▶ What the task asks
Exactly as written, retype the listing below, omitting the pictures.

▶ Dataset extract
------------------------------------

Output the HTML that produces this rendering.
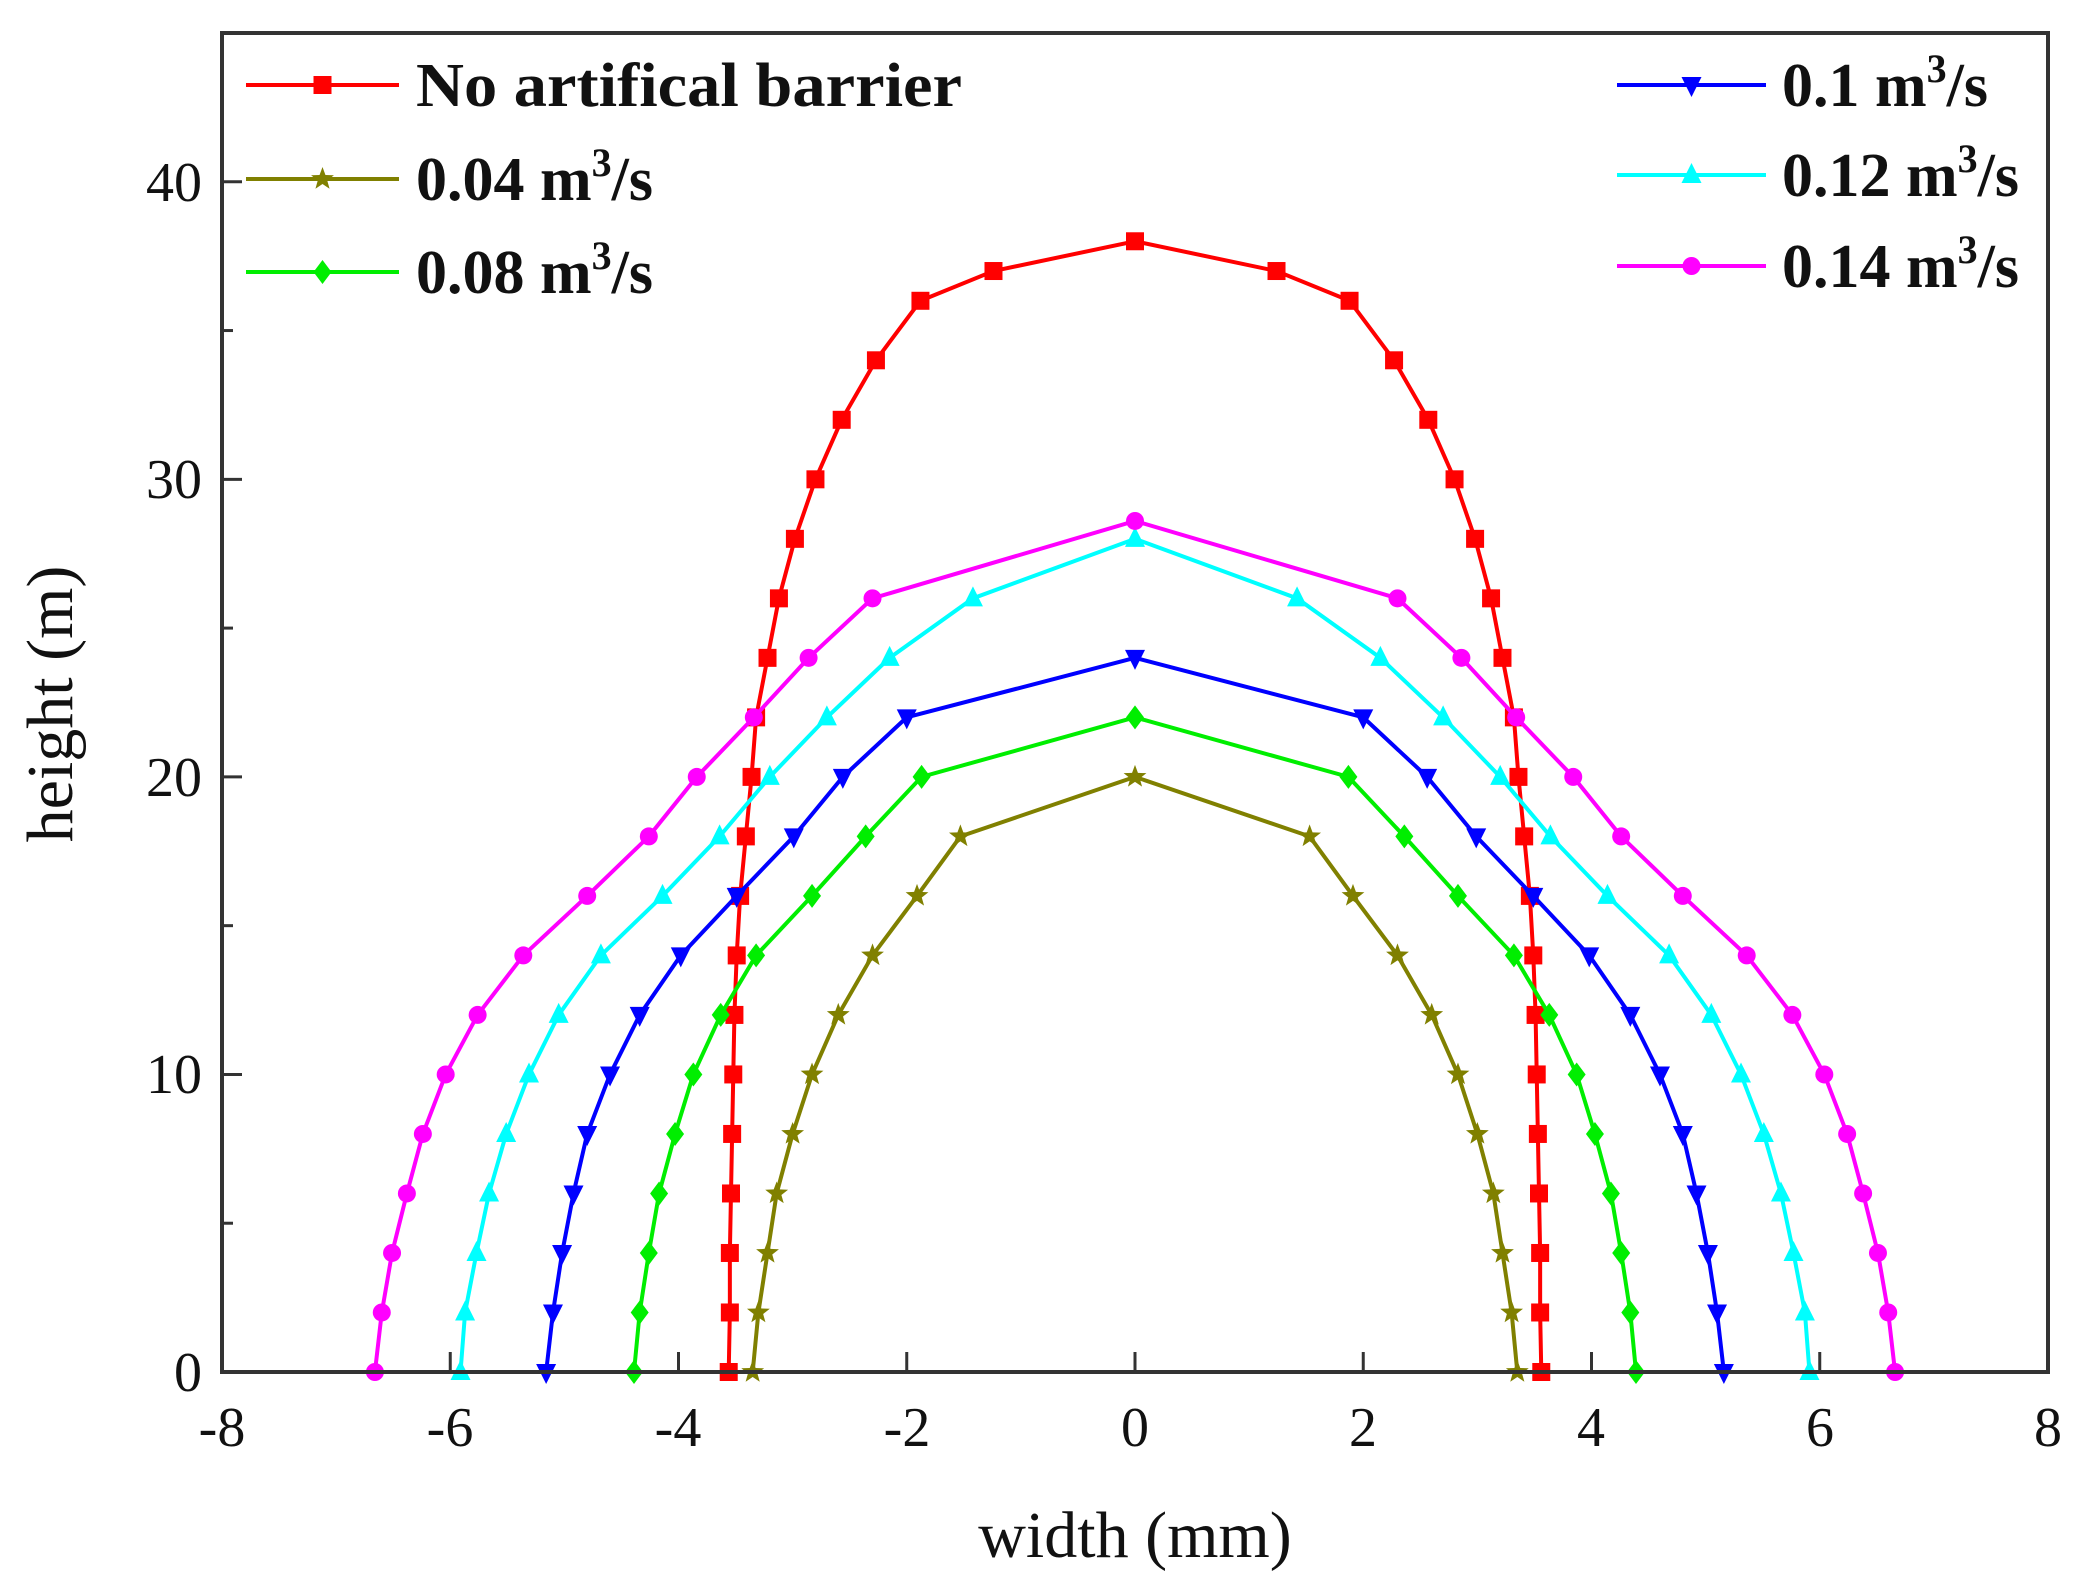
<!DOCTYPE html>
<html><head><meta charset="utf-8"><style>
html,body{margin:0;padding:0;background:#fff;}
svg{display:block;font-family:"Liberation Serif",serif;}
</style></head><body>
<svg id="s" width="2082" height="1588" viewBox="0 0 2082 1588" xmlns="http://www.w3.org/2000/svg">
<rect width="2082" height="1588" fill="#fff"/>
<g id="series"></g>
<g id="axes" stroke="#333" stroke-width="4" fill="none">
<rect x="222" y="33" width="1826" height="1339"/>
</g>
<g id="ticks" stroke="#333" stroke-width="3"></g>
<g font-size="56" fill="#111" text-anchor="end">
<text x="202" y="1391">0</text>
<text x="202" y="1093">10</text>
<text x="202" y="796">20</text>
<text x="202" y="498">30</text>
<text x="202" y="201">40</text>
</g>
<g font-size="56" fill="#111" text-anchor="middle">
<text x="222" y="1446">-8</text>
<text x="450" y="1446">-6</text>
<text x="678" y="1446">-4</text>
<text x="907" y="1446">-2</text>
<text x="1135" y="1446">0</text>
<text x="1363" y="1446">2</text>
<text x="1591" y="1446">4</text>
<text x="1820" y="1446">6</text>
<text x="2048" y="1446">8</text>
</g>
<text x="1135" y="1557" font-size="66" text-anchor="middle" fill="#111">width (mm)</text>
<text transform="translate(72,704) rotate(-90)" font-size="66" text-anchor="middle" fill="#111">height (m)</text>
<g id="legend"></g>
<g font-size="62" font-weight="bold" fill="#111">
<text x="416" y="106" textLength="546" lengthAdjust="spacingAndGlyphs">No artifical barrier</text>
<text x="416" y="200">0.04 m<tspan dy="-24" font-size="40">3</tspan><tspan dy="24">/s</tspan></text>
<text x="416" y="293">0.08 m<tspan dy="-24" font-size="40">3</tspan><tspan dy="24">/s</tspan></text>
<text x="1782" y="106">0.1 m<tspan dy="-24" font-size="40">3</tspan><tspan dy="24">/s</tspan></text>
<text x="1782" y="196">0.12 m<tspan dy="-24" font-size="40">3</tspan><tspan dy="24">/s</tspan></text>
<text x="1782" y="287">0.14 m<tspan dy="-24" font-size="40">3</tspan><tspan dy="24">/s</tspan></text>
</g>
</svg>
<script>
(function(){
var NS="http://www.w3.org/2000/svg";
function X(v){return 222+(v+8)*114.125;}
function Y(h){return 1372-h*29.756;}
function el(t,a,p){var e=document.createElementNS(NS,t);for(var k in a)e.setAttribute(k,a[k]);p.appendChild(e);return e;}
var tk=document.getElementById('ticks');
for(var v=-8;v<=8;v+=2){el('line',{x1:X(v),y1:1372,x2:X(v),y2:1352},tk);}
for(var h=0;h<=45;h+=5){var L=(h%10===0)?20:11;el('line',{x1:222,y1:Y(h),x2:222+L,y2:Y(h)},tk);}
var S=[
{c:'#ff0000',m:'sq',h:[0,2,4,6,8,10,12,14,16,18,20,22,24,26,28,30,32,34,36,37],x:[-3.56,-3.55,-3.55,-3.54,-3.53,-3.52,-3.51,-3.49,-3.46,-3.41,-3.36,-3.32,-3.22,-3.12,-2.98,-2.8,-2.57,-2.27,-1.88,-1.24],top:38},
{c:'#808000',m:'star',h:[0,2,4,6,8,10,12,14,16,18],x:[-3.35,-3.3,-3.22,-3.14,-3.0,-2.83,-2.6,-2.3,-1.91,-1.53],top:20},
{c:'#00ee00',m:'dia',h:[0,2,4,6,8,10,12,14,16,18,20],x:[-4.39,-4.34,-4.26,-4.17,-4.03,-3.87,-3.63,-3.32,-2.83,-2.36,-1.87],top:22},
{c:'#0000ff',m:'dn',h:[0,2,4,6,8,10,12,14,16,18,20,22],x:[-5.16,-5.1,-5.02,-4.92,-4.8,-4.6,-4.34,-3.98,-3.49,-2.99,-2.56,-2.0],top:24},
{c:'#00ffff',m:'up',h:[0,2,4,6,8,10,12,14,16,18,20,22,24,26],x:[-5.91,-5.87,-5.77,-5.66,-5.51,-5.31,-5.05,-4.68,-4.14,-3.64,-3.2,-2.7,-2.15,-1.42],top:28},
{c:'#ff00ff',m:'ci',h:[0,2,4,6,8,10,12,14,16,18,20,22,24,26],x:[-6.66,-6.6,-6.51,-6.38,-6.24,-6.04,-5.76,-5.36,-4.8,-4.26,-3.84,-3.34,-2.86,-2.3],top:28.6}
];
function marker(m,x,y,c,p){
 var r=9;
 if(m==='sq')el('rect',{x:x-r,y:y-r,width:2*r,height:2*r,fill:c},p);
 else if(m==='ci')el('circle',{cx:x,cy:y,r:r,fill:c},p);
 else if(m==='dia')el('polygon',{points:[x,y-12,x+9,y,x,y+12,x-9,y].join(','),fill:c},p);
 else if(m==='up')el('polygon',{points:[x,y-12,x+10,y+8,x-10,y+8].join(','),fill:c},p);
 else if(m==='dn')el('polygon',{points:[x,y+12,x+10,y-8,x-10,y-8].join(','),fill:c},p);
 else if(m==='star'){var pts=[];for(var i=0;i<10;i++){var a=-Math.PI/2+i*Math.PI/5,rr=(i%2?5:12);pts.push(x+rr*Math.cos(a),y+rr*Math.sin(a));}el('polygon',{points:pts.join(','),fill:c},p);}
}
var g=document.getElementById('series');
S.forEach(function(s){
 var P=[];
 for(var i=0;i<s.h.length;i++)P.push([s.x[i],s.h[i]]);
 P.push([0,s.top]);
 for(var i=s.h.length-1;i>=0;i--)P.push([-s.x[i],s.h[i]]);
 el('polyline',{points:P.map(function(q){return X(q[0])+','+Y(q[1]);}).join(' '),fill:'none',stroke:s.c,'stroke-width':4},g);
 P.forEach(function(q){marker(s.m,X(q[0]),Y(q[1]),s.c,g);});
});
var lg=document.getElementById('legend');
var L=[[246,399,85,0],[246,399,179,1],[246,399,272,2],[1617,1766,85,3],[1617,1766,175,4],[1617,1766,266,5]];
L.forEach(function(l){var s=S[l[3]];el('line',{x1:l[0],y1:l[2],x2:l[1],y2:l[2],stroke:s.c,'stroke-width':4},lg);marker(s.m,(l[0]+l[1])/2,l[2],s.c,lg);});
})();
</script>
</body></html>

------------------------------------

▶ Response to the task
Output the HTML that produces this rendering.
<!DOCTYPE html>
<html><head><meta charset="utf-8"><style>
html,body{margin:0;padding:0;background:#fff;}
svg{display:block;font-family:"Liberation Serif",serif;}
</style></head><body>
<svg id="s" width="2082" height="1588" viewBox="0 0 2082 1588" xmlns="http://www.w3.org/2000/svg">
<rect width="2082" height="1588" fill="#fff"/>
<g id="series"></g>
<g id="axes" stroke="#333" stroke-width="4" fill="none">
<rect x="222" y="33" width="1826" height="1339"/>
</g>
<g id="ticks" stroke="#333" stroke-width="3"></g>
<g font-size="56" fill="#111" text-anchor="end">
<text x="202" y="1391">0</text>
<text x="202" y="1093">10</text>
<text x="202" y="796">20</text>
<text x="202" y="498">30</text>
<text x="202" y="201">40</text>
</g>
<g font-size="56" fill="#111" text-anchor="middle">
<text x="222" y="1446">-8</text>
<text x="450" y="1446">-6</text>
<text x="678" y="1446">-4</text>
<text x="907" y="1446">-2</text>
<text x="1135" y="1446">0</text>
<text x="1363" y="1446">2</text>
<text x="1591" y="1446">4</text>
<text x="1820" y="1446">6</text>
<text x="2048" y="1446">8</text>
</g>
<text x="1135" y="1557" font-size="66" text-anchor="middle" fill="#111">width (mm)</text>
<text transform="translate(72,704) rotate(-90)" font-size="66" text-anchor="middle" fill="#111">height (m)</text>
<g id="legend"></g>
<g font-size="62" font-weight="bold" fill="#111">
<text x="416" y="106" textLength="546" lengthAdjust="spacingAndGlyphs">No artifical barrier</text>
<text x="416" y="200">0.04 m<tspan dy="-24" font-size="40">3</tspan><tspan dy="24">/s</tspan></text>
<text x="416" y="293">0.08 m<tspan dy="-24" font-size="40">3</tspan><tspan dy="24">/s</tspan></text>
<text x="1782" y="106">0.1 m<tspan dy="-24" font-size="40">3</tspan><tspan dy="24">/s</tspan></text>
<text x="1782" y="196">0.12 m<tspan dy="-24" font-size="40">3</tspan><tspan dy="24">/s</tspan></text>
<text x="1782" y="287">0.14 m<tspan dy="-24" font-size="40">3</tspan><tspan dy="24">/s</tspan></text>
</g>
</svg>
<script>
(function(){
var NS="http://www.w3.org/2000/svg";
function X(v){return 222+(v+8)*114.125;}
function Y(h){return 1372-h*29.756;}
function el(t,a,p){var e=document.createElementNS(NS,t);for(var k in a)e.setAttribute(k,a[k]);p.appendChild(e);return e;}
var tk=document.getElementById('ticks');
for(var v=-8;v<=8;v+=2){el('line',{x1:X(v),y1:1372,x2:X(v),y2:1352},tk);}
for(var h=0;h<=45;h+=5){var L=(h%10===0)?20:11;el('line',{x1:222,y1:Y(h),x2:222+L,y2:Y(h)},tk);}
var S=[
{c:'#ff0000',m:'sq',h:[0,2,4,6,8,10,12,14,16,18,20,22,24,26,28,30,32,34,36,37],x:[-3.56,-3.55,-3.55,-3.54,-3.53,-3.52,-3.51,-3.49,-3.46,-3.41,-3.36,-3.32,-3.22,-3.12,-2.98,-2.8,-2.57,-2.27,-1.88,-1.24],top:38},
{c:'#808000',m:'star',h:[0,2,4,6,8,10,12,14,16,18],x:[-3.35,-3.3,-3.22,-3.14,-3.0,-2.83,-2.6,-2.3,-1.91,-1.53],top:20},
{c:'#00ee00',m:'dia',h:[0,2,4,6,8,10,12,14,16,18,20],x:[-4.39,-4.34,-4.26,-4.17,-4.03,-3.87,-3.63,-3.32,-2.83,-2.36,-1.87],top:22},
{c:'#0000ff',m:'dn',h:[0,2,4,6,8,10,12,14,16,18,20,22],x:[-5.16,-5.1,-5.02,-4.92,-4.8,-4.6,-4.34,-3.98,-3.49,-2.99,-2.56,-2.0],top:24},
{c:'#00ffff',m:'up',h:[0,2,4,6,8,10,12,14,16,18,20,22,24,26],x:[-5.91,-5.87,-5.77,-5.66,-5.51,-5.31,-5.05,-4.68,-4.14,-3.64,-3.2,-2.7,-2.15,-1.42],top:28},
{c:'#ff00ff',m:'ci',h:[0,2,4,6,8,10,12,14,16,18,20,22,24,26],x:[-6.66,-6.6,-6.51,-6.38,-6.24,-6.04,-5.76,-5.36,-4.8,-4.26,-3.84,-3.34,-2.86,-2.3],top:28.6}
];
function marker(m,x,y,c,p){
 var r=9;
 if(m==='sq')el('rect',{x:x-r,y:y-r,width:2*r,height:2*r,fill:c},p);
 else if(m==='ci')el('circle',{cx:x,cy:y,r:r,fill:c},p);
 else if(m==='dia')el('polygon',{points:[x,y-12,x+9,y,x,y+12,x-9,y].join(','),fill:c},p);
 else if(m==='up')el('polygon',{points:[x,y-12,x+10,y+8,x-10,y+8].join(','),fill:c},p);
 else if(m==='dn')el('polygon',{points:[x,y+12,x+10,y-8,x-10,y-8].join(','),fill:c},p);
 else if(m==='star'){var pts=[];for(var i=0;i<10;i++){var a=-Math.PI/2+i*Math.PI/5,rr=(i%2?5:12);pts.push(x+rr*Math.cos(a),y+rr*Math.sin(a));}el('polygon',{points:pts.join(','),fill:c},p);}
}
var g=document.getElementById('series');
S.forEach(function(s){
 var P=[];
 for(var i=0;i<s.h.length;i++)P.push([s.x[i],s.h[i]]);
 P.push([0,s.top]);
 for(var i=s.h.length-1;i>=0;i--)P.push([-s.x[i],s.h[i]]);
 el('polyline',{points:P.map(function(q){return X(q[0])+','+Y(q[1]);}).join(' '),fill:'none',stroke:s.c,'stroke-width':4},g);
 P.forEach(function(q){marker(s.m,X(q[0]),Y(q[1]),s.c,g);});
});
var lg=document.getElementById('legend');
var L=[[246,399,85,0],[246,399,179,1],[246,399,272,2],[1617,1766,85,3],[1617,1766,175,4],[1617,1766,266,5]];
L.forEach(function(l){var s=S[l[3]];el('line',{x1:l[0],y1:l[2],x2:l[1],y2:l[2],stroke:s.c,'stroke-width':4},lg);marker(s.m,(l[0]+l[1])/2,l[2],s.c,lg);});
})();
</script>
</body></html>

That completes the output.